Harun onca yıl burada başkanlık yaptıktan sonra gençlere devrederek kendisi daha çok çocuklara vakit ayırarak ilmihal ve Kuran dersleri takviyesine adamış kendisini. Ama Kurban bayramı organizasyonunu bizi davet ederek kendisi ve özellikle hanımlar komisyonu başkanı olan eşi hanımefendi birlikte koşturmuşlar. (Ne de olsa tecrübe konuşur bu işlerde malum)... Yine hanımların gayretleriyle kermes yemekleriyle salon masraflarını çıkarmak üzere kollar sıvanmış her cemiyette olduğu gibi tabii ki... Bu arada program sırasında Harunun oğlu Ali Rıza ki burada doğmuş yetişmiş başarılı bir yönetici olarak mesleğini icra ederken bir yandan da Hasene adına Necaşinin memleketi Habeşistana kurban götürüp oradaki hizmetleri aktarmak üzere görüntülü bir birifing vererek İsveçte kurban bağışlayanların kurbanlarını doğru adreslere gittiğine dair güzel bir çalışma sunmuştu sahnede..

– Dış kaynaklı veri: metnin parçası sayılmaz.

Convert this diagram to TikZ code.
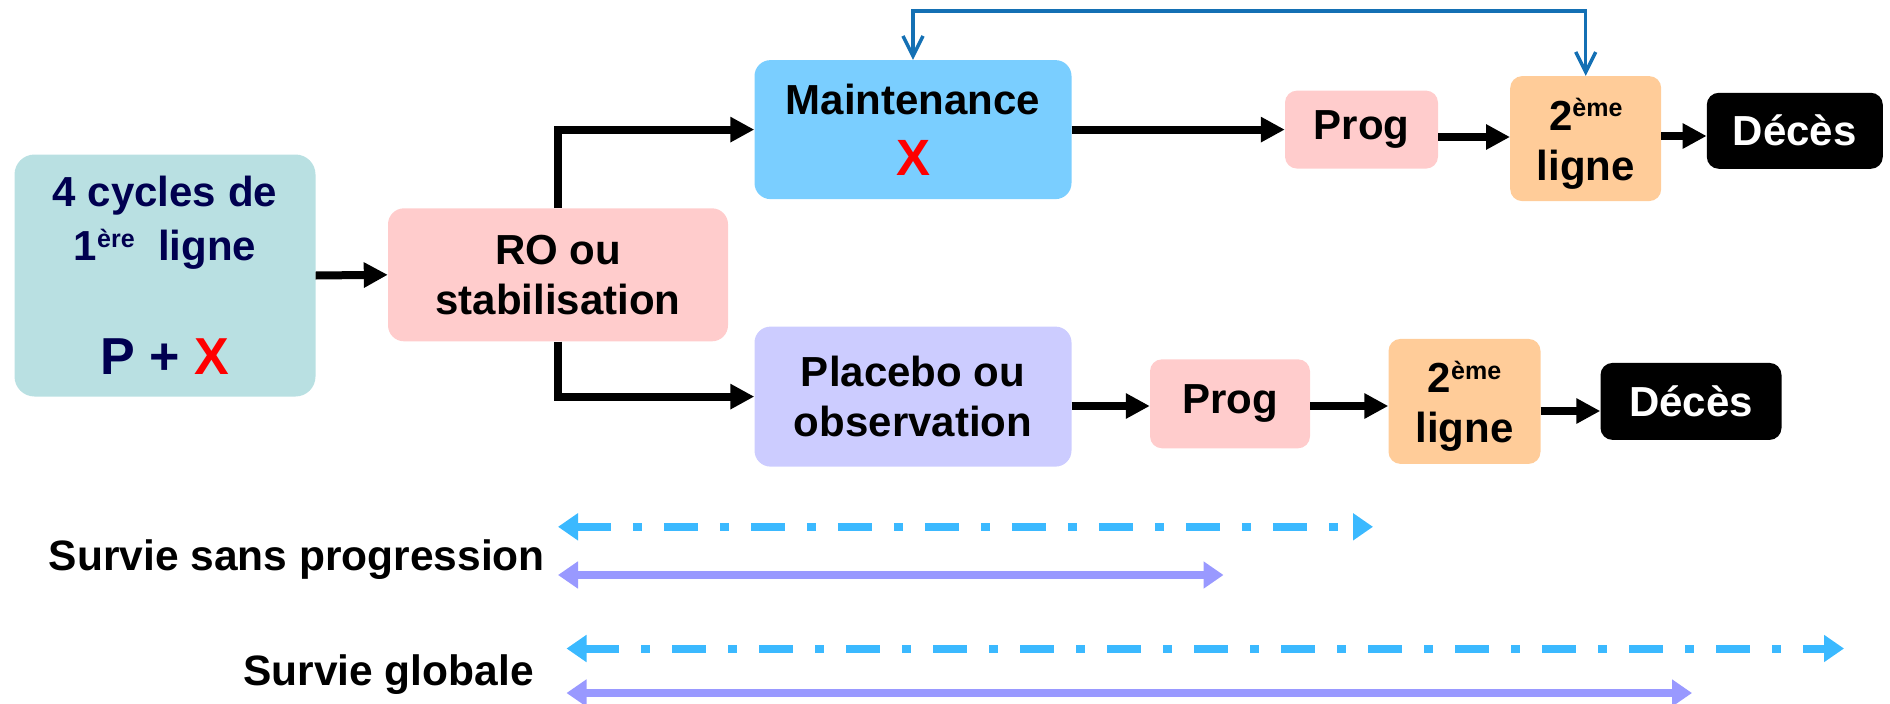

Çocukların sahnede Nasrettin Hoca ile buluşup birlikte ilahiler şarkılar söyleyip elinden bayram hediyelerini almaları da kültürümüz adına onların üzerinde olumlu bir etki bırakmış oldu. Yaklaşan Noel propogandasında her sene aynı şeyi yapmalarına rağmen bıkmadan usanmadan devam eden yabancı kültürlerin bombardmanına karşılık senede bir de Konya Akşehirli Nasrettin Hoca ile muahbbet etmeleri hadesten taharet gibi olmakta orada yaşayan genç nesillerimiz adına...
Nitekim küçük bir çocuğun annesine Nasrettin Hoca kıyafetimle beni göstererek "anne bu kim " sorusuna annesinin :"Yavrum o Türk Noel Babası" demesi henüz annelerin bile etkisi altında olduğu oradaki kültüre karşı bizim hayli işimiz var demektir...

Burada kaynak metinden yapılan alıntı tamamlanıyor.